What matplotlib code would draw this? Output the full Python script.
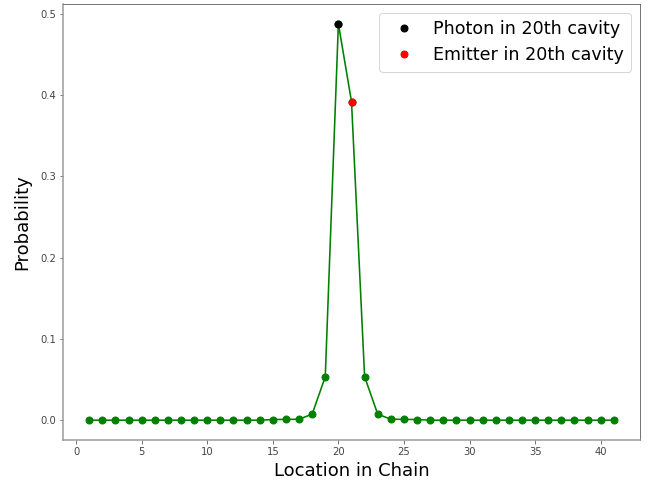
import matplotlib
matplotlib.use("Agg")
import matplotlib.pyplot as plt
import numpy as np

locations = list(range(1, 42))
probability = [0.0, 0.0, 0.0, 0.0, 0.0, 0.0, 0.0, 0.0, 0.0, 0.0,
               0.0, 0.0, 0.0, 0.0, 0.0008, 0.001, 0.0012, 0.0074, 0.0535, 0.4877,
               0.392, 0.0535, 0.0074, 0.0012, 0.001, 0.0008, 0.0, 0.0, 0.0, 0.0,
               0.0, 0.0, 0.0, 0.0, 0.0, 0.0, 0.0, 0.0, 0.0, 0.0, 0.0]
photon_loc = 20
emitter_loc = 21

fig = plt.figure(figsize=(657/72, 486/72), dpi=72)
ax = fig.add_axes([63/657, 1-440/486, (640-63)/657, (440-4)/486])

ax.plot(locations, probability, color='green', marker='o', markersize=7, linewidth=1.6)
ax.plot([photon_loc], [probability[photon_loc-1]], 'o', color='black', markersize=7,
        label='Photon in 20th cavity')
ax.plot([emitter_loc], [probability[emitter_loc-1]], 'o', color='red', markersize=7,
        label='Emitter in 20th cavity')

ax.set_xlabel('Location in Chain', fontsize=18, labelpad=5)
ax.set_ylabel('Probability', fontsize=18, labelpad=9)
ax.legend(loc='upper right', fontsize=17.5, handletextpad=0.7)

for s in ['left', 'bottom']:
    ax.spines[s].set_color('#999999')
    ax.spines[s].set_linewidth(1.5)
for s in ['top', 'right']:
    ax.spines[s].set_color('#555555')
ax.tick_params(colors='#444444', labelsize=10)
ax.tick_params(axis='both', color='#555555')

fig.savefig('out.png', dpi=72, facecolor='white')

STATED TASK: Set the data above down again exactly as given, with no pictures.

RESPONSE TO THE EXERCISE:
What matplotlib code would draw this? Output the full Python script.
import matplotlib
matplotlib.use("Agg")
import matplotlib.pyplot as plt
import numpy as np

locations = list(range(1, 42))
probability = [0.0, 0.0, 0.0, 0.0, 0.0, 0.0, 0.0, 0.0, 0.0, 0.0,
               0.0, 0.0, 0.0, 0.0, 0.0008, 0.001, 0.0012, 0.0074, 0.0535, 0.4877,
               0.392, 0.0535, 0.0074, 0.0012, 0.001, 0.0008, 0.0, 0.0, 0.0, 0.0,
               0.0, 0.0, 0.0, 0.0, 0.0, 0.0, 0.0, 0.0, 0.0, 0.0, 0.0]
photon_loc = 20
emitter_loc = 21

fig = plt.figure(figsize=(657/72, 486/72), dpi=72)
ax = fig.add_axes([63/657, 1-440/486, (640-63)/657, (440-4)/486])

ax.plot(locations, probability, color='green', marker='o', markersize=7, linewidth=1.6)
ax.plot([photon_loc], [probability[photon_loc-1]], 'o', color='black', markersize=7,
        label='Photon in 20th cavity')
ax.plot([emitter_loc], [probability[emitter_loc-1]], 'o', color='red', markersize=7,
        label='Emitter in 20th cavity')

ax.set_xlabel('Location in Chain', fontsize=18, labelpad=5)
ax.set_ylabel('Probability', fontsize=18, labelpad=9)
ax.legend(loc='upper right', fontsize=17.5, handletextpad=0.7)

for s in ['left', 'bottom']:
    ax.spines[s].set_color('#999999')
    ax.spines[s].set_linewidth(1.5)
for s in ['top', 'right']:
    ax.spines[s].set_color('#555555')
ax.tick_params(colors='#444444', labelsize=10)
ax.tick_params(axis='both', color='#555555')

fig.savefig('out.png', dpi=72, facecolor='white')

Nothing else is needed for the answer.